TRIBAL LOYALTY - January 3, 2008

It is surprising how weak a reed similarity of principles or individual benefit is compared with the desire of people to “vote for someone who looks like me”. We see it today e.g. in Kenya, where being a Kikuyu counts for more that policy or performance in the votes of the largest tribe, that of the incumbent, against the Luo, the 2nd largest, and that of the challenger. And even so, it appears clear that the ballots have been tampered with. Perhaps we are seeing a repeat of the theft in Mexico, where the incumbent party went to bed on the last election day having lost and awoke the next morning to declare that they had won & would brook no recount. It seems that we now have the same scenario in Kenya. In Zimbabwe, the burden of the struggle against the white Smith regime in S Rhodesia was carried by Joshua Nkomo but when election time came his tribe was smaller than that of Mugabe, so Mugabe became president & has used every police state tactic he knows to remain in power. In UK, some people with weak links to the Labour Party voted for Margaret Thatcher, enchanted by the thought of a woman as Prime Minister. They learned to their cost that they should have looked more at the shape of her beliefs and less at the shape of her skin. So it was not only of the people whom some consider to be less evolved in their political thinking that people vote their identities instead of their principles or their interests.
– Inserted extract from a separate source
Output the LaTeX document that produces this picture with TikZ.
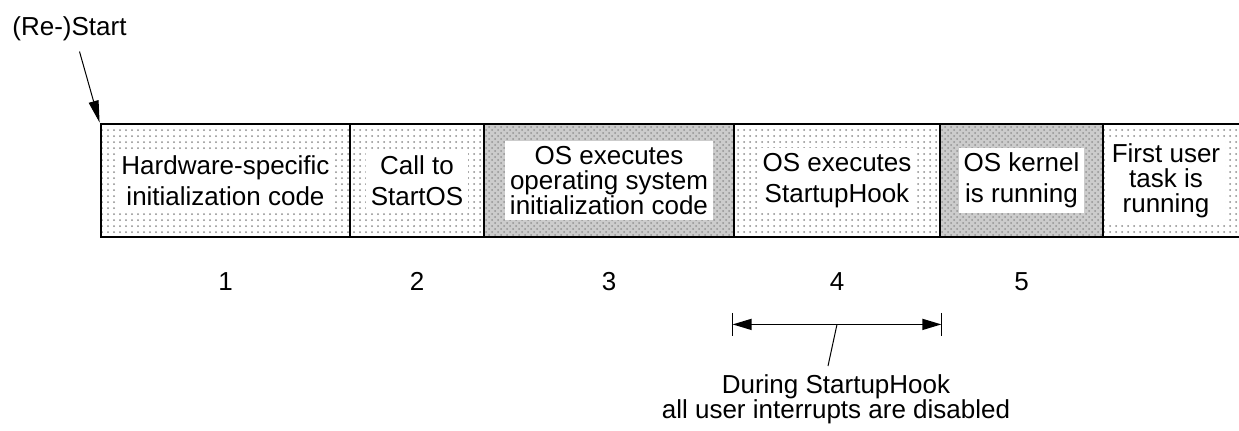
\documentclass[tikz,border=0pt]{standalone}
\usepackage{fontspec}
\setmainfont{Liberation Sans}
\usetikzlibrary{positioning,patterns,arrows.meta}

\tikzset{
  stagebox/.style={draw, line width=1.4pt, inner sep=0pt, minimum height=56.5pt,
    preaction={fill=white}, pattern=dots, pattern color=gray!90},
  osbox/.style={stagebox, preaction={fill=gray!40}, pattern=crosshatch dots, pattern color=gray!85},
  stagetxt/.style={fill=white, align=center, inner xsep=2.5pt, inner ysep=2.5pt,
    font=\fontsize{13}{15.5}\selectfont},
  stagetxt3/.style={stagetxt, font=\fontsize{13}{12.5}\selectfont},
  stagenum/.style={inner sep=2pt, font=\fontsize{13}{15}\selectfont},
  plain/.style={inner sep=2pt, align=center, font=\fontsize{13}{12.5}\selectfont}
}

\begin{document}
\begin{tikzpicture}[x=0.5pt,y=-0.5pt]
         \clip (0,0) rectangle (1239,430) ;
         %\draw[very thin,gray,step=50] (0,0) grid (1239,430) ;
         % the stages
         \node[stagebox, minimum width=124.5pt] (b1) at (225.5,180.5) {} ;
         \node[stagebox, minimum width=67pt] (b2) at (417,180.5) {} ;
         \node[osbox, minimum width=125pt] (b3) at (609,180.5) {} ;
         \node[stagebox, minimum width=103pt] (b4) at (837,180.5) {} ;
         \node[osbox, minimum width=81.5pt] (b5) at (1021.5,180.5) {} ;
         \node[stagebox, minimum width=78.5pt] (b6) at (1181.5,180.5) {} ;

         \node[stagetxt] (t1) at (b1) {Hardware-specific\\initialization code} ;
         \node[stagetxt] (t2) at (b2) {Call to\\StartOS} ;
         \node[stagetxt3] (t3) at (b3) {OS executes\\operating system\\initialization code} ;
         \node[stagetxt] (t4) at (b4) {OS executes\\StartupHook} ;
         \node[stagetxt] (t5) at (b5) {OS kernel\\is running} ;
         \node[stagetxt3] (t6) at (1166,180.5) {First user\\task is\\running} ;

         \node[stagenum, below=15pt of b1] (n1) {1} ;
         \node[stagenum, below=15pt of b2] (n2) {2} ;
         \node[stagenum, below=15pt of b3] (n3) {3} ;
         \node[stagenum, below=15pt of b4] (n4) {4} ;
         \node[stagenum, below=15pt of b5] (n5) {5} ;

         % (re-)start
         \node[plain] (start) at (69.5,29) {(Re-)Start} ;
         \draw[line width=0.5pt, -{Triangle[length=11pt,width=5pt]}]
              ([xshift=5pt,yshift=-3pt]start.south) -- (b1.north west) ;

         % duration of StartupHook
         \coordinate (d1) at ([yshift=-43pt]b4.south west) ;
         \coordinate (d2) at ([yshift=-43pt]b4.south east) ;
         \draw[line width=0.75pt, {Triangle[length=9.5pt,width=5.5pt]}-{Triangle[length=9.5pt,width=5.5pt]}]
              (d1) -- coordinate (dm) (d2) ;
         \draw[line width=0.75pt] (d1) ++(0,-11.5) -- ++(0,23) ;
         \draw[line width=0.75pt] (d2) ++(0,-11.5) -- ++(0,23) ;
         \node[plain, anchor=north] (note) at (836,370)
              {During StartupHook\\all user interrupts are disabled} ;
         \draw[line width=0.5pt] (dm) -- ([xshift=-4pt,yshift=2pt]note.north) ;
      \end{tikzpicture}
\end{document}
The British and Americans think of themselves as the most enlightened of peoples in political matters, & yet there are those who will vote for the candidate who looks like them rather than their needs or the needs of the Republic. There are, among the Democratic candidates, those who would give us an eight year repeat of LBJ’s struggle to redeem the Vietnam war with victory, and then not have the gonads to pull out when that was necessary. Be careful of the basis of your vote; it might not turn out to be what you had expected.